A native of Kansas City, Missouri, Walker was originally suspended for 16 games this season by the NCAA for a violation of team and NCAA rules while he was playing for UT. The suspension twice has been reduced, and Nebraska, at 4-7 overall and 0-4 in the Big Ten, now hopes Walker’s availability beginning with its game against Purdue (7-5, 2-3) could be the impetus to improved overall play and, yes, some victories.

“This team is an amazing team,” Walker said. “I feel like we’re right there. I’m not saying I’m the guy, but hopefully I can be the guy to help us get a little more energy, help us get a little more confidence, maybe help us come together a little more.

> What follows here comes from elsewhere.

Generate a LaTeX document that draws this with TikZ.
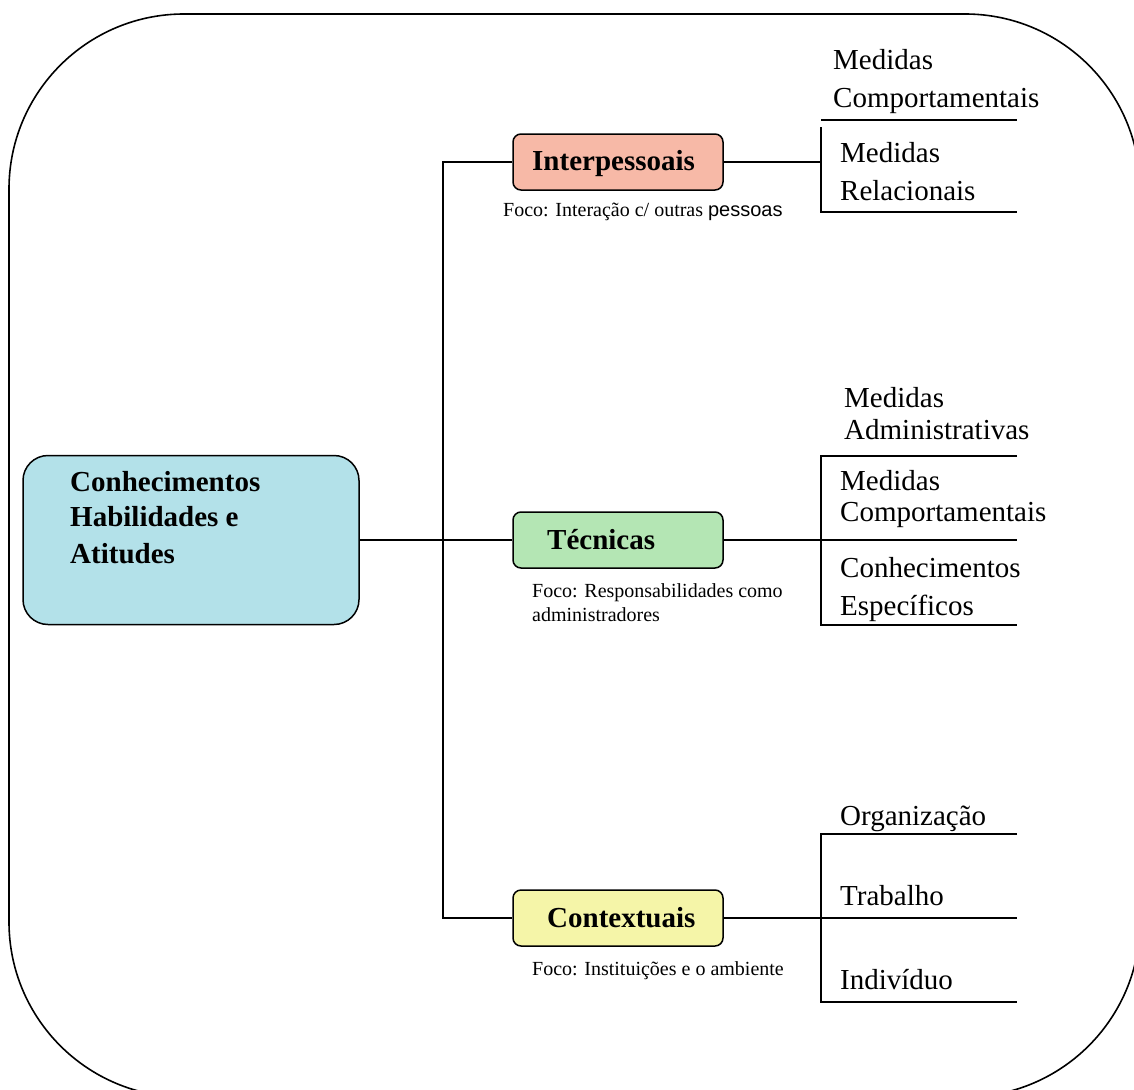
\documentclass[tikz,border=0pt]{standalone}
\usepackage{fontspec}
\setmainfont{Liberation Serif}
\newfontfamily\arialf{Liberation Sans}
\definecolor{mainc}{RGB}{179,225,233}
\definecolor{interc}{RGB}{247,185,167}
\definecolor{tecc}{RGB}{180,230,180}
\definecolor{ctxc}{RGB}{245,245,168}
\begin{document}
\begin{tikzpicture}[x=1pt,y=-1pt,
  conn/.style={line width=1.5pt},
  catbox/.style={draw, line width=1.5pt, rounded corners=8pt, minimum width=210pt, minimum height=56pt, inner sep=0pt},
  big/.style={font=\fontsize{29}{35}\selectfont, inner sep=0pt, anchor=base west},
  bigb/.style={font=\fontsize{29}{35}\selectfont\bfseries, inner sep=0pt, anchor=base west},
  small/.style={font=\fontsize{20}{24}\selectfont, inner sep=0pt, anchor=base west}]
\useasboundingbox (0,0) rectangle (1134,1089);
\clip (0,0) rectangle (1134,1089);
\draw[line width=1.6pt, rounded corners=175pt] (9,14) rectangle (1140,1097);

% main box
\node[draw, fill=mainc, line width=1.5pt, rounded corners=25pt, minimum width=336pt, minimum height=169pt, inner sep=0pt] (main) at (191,540) {};
\node[bigb] (m1) at (70,491) {Conhecimentos};
\node[bigb] (m2) at (70,526) {Habilidades e};
\node[bigb] (m3) at (70,563) {Atitudes};

% category boxes
\node[catbox, fill=interc] (inter) at (618,162) {};
\node[catbox, fill=tecc] (tec) at (618,540) {};
\node[catbox, fill=ctxc] (ctx) at (618,918) {};
\node[bigb] (interl) at (532,170) {Interpessoais};
\node[bigb] (tecl) at (547,549) {Técnicas};
\node[bigb] (ctxl) at (547,927) {Contextuais};

% focus labels
\node[small] (f1) at (503,216) {Foco: Interação c/ outras {\arialf pessoas}};
\node[small] (f2a) at (532,597) {Foco: Responsabilidades como};
\node[small] (f2b) at (532,621) {administradores};
\node[small] (f3) at (532,975) {Foco: Instituições e o ambiente};

% connectors
\coordinate (j) at (443,540);
\draw[conn] (main.east) -- (tec.west);
\draw[conn] (inter.west) -| (j) |- (ctx.west);
\coordinate (ji) at (821,162);
\coordinate (jt) at (821,540);
\coordinate (jc) at (821,918);
\draw[conn] (inter.east) -- (ji);
\draw[conn] (tec.east) -- (jt);
\draw[conn] (ctx.east) -- (jc);

% brackets (Interpessoais)
\draw[conn] (821,120) -- (1017,120);
\draw[conn] (821,127) -- (821,212) -- (1017,212);
% brackets (Tecnicas)
\draw[conn] (1017,456) -- (821,456) -- (821,625) -- (1017,625);
\draw[conn] (jt) -- (1017,540);
% brackets (Contextuais)
\draw[conn] (1017,834) -- (821,834) -- (821,1002) -- (1017,1002);
\draw[conn] (jc) -- (1017,918);

% right texts
\node[big] (r1a) at (833,70) {Medidas};
\node[big] (r1b) at (833,107) {Comportamentais};
\node[big] (r2a) at (840,162) {Medidas};
\node[big] (r2b) at (840,200) {Relacionais};
\node[big] (r3a) at (844,407) {Medidas};
\node[big] (r3b) at (844,439) {Administrativas};
\node[big] (r4a) at (840,490) {Medidas};
\node[big] (r4b) at (840,521) {Comportamentais};
\node[big] (r5a) at (840,577) {Conhecimentos};
\node[big] (r5b) at (840,615) {Específicos};
\node[big] (r6) at (840,825) {Organização};
\node[big] (r7) at (840,905) {Trabalho};
\node[big] (r8) at (840,989) {Indivíduo};
\end{tikzpicture}
\end{document}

We’re a good team. We’re not going to hang our heads. We’re going to keep fighting.”

He said he “made a mistake” at Tennessee that led to his suspension, and the long wait to get to this point.

“There was nothing I could do personally about it,” he said of the wait. “I’ve just been in the gym, focusing on my teammates and just doing what I can to be a leader.”

Nebraska coach Fred Hoiberg said Walker, rated as a three-star recruit in high school by both Rivals and 247Sports, will demand ample attention from defenses as he rolls into the paint off picks.

“Because of his ability to finish at the rim, it’ll hopefully open up some things on the perimeter,” the coach said. “We have not finished, obviously, very well at the rim really with all of our players, but particularly with (6-9, 245-pound) Yvan (Ouedraogo). He’s gotten a lot better over the last few games. But I think teams will have to suck in there a little bit more now depending on their pick-and-roll coverage.”

Hoiberg said Nebraska will be patient with Walker as he works his way into game shape and gets his timing right. After all, Walker didn’t get the benefit of preparation against lesser opponents. As a result, the coach said, the Husker staff will monitor Walker closely and go from there.

“A lot of it is going to be by feel,” Hoiberg said.

Purdue offers a stern first test for Walker as the Boilermakers feature 6-10, 265-pound forward Trevion Williams, averaging 14.1 points and 9.6 rebounds. Meanwhile, Matt Painter’s crew has gotten a lift from 7-4, 285-pound freshman Zach Edey, averaging 9.1 points and 4.1 rebounds while shooting 62.5% from the field.

On one hand, Purdue comes off back-to-back road losses to nationally ranked opponents in Rutgers (81-76) and Illinois (66-58). On the other hand, among Purdue’s victories is a 67-60 decision against Ohio State, which rattled Nebraska 90-54 last week in Columbus, Ohio. The Huskers were only 5-for-33 (15.3%) from three-point territory as their season-long shooting issues hit a low point.

Nebraska, though, was 9-for-19 (47.4%) from three-point land in Saturday night’s 84-77 home loss to Michigan State. Hoiberg said his team can derive confidence from shooting 53.3% from the field in the second half of that contest, which led to 44 points against a tough Spartan defense.

“We had an offensive game we can build on with those numbers,” he said.

What’s more, Hoiberg obviously likes the idea of getting Walker into the fold.

“We’re all excited to have Derrick back,” he said. “It’s been a long time coming. He’s been extremely patient throughout this process — a lot of highs and lows, ups and downs. I talked to him last year when he was with (fellow transfers) Dalano (Banton) and Shamiel (Stevenson) about how far off it seems, but how quickly it’s going to go.”

Walker’s time has come. He plans to help immediately, without overthinking it.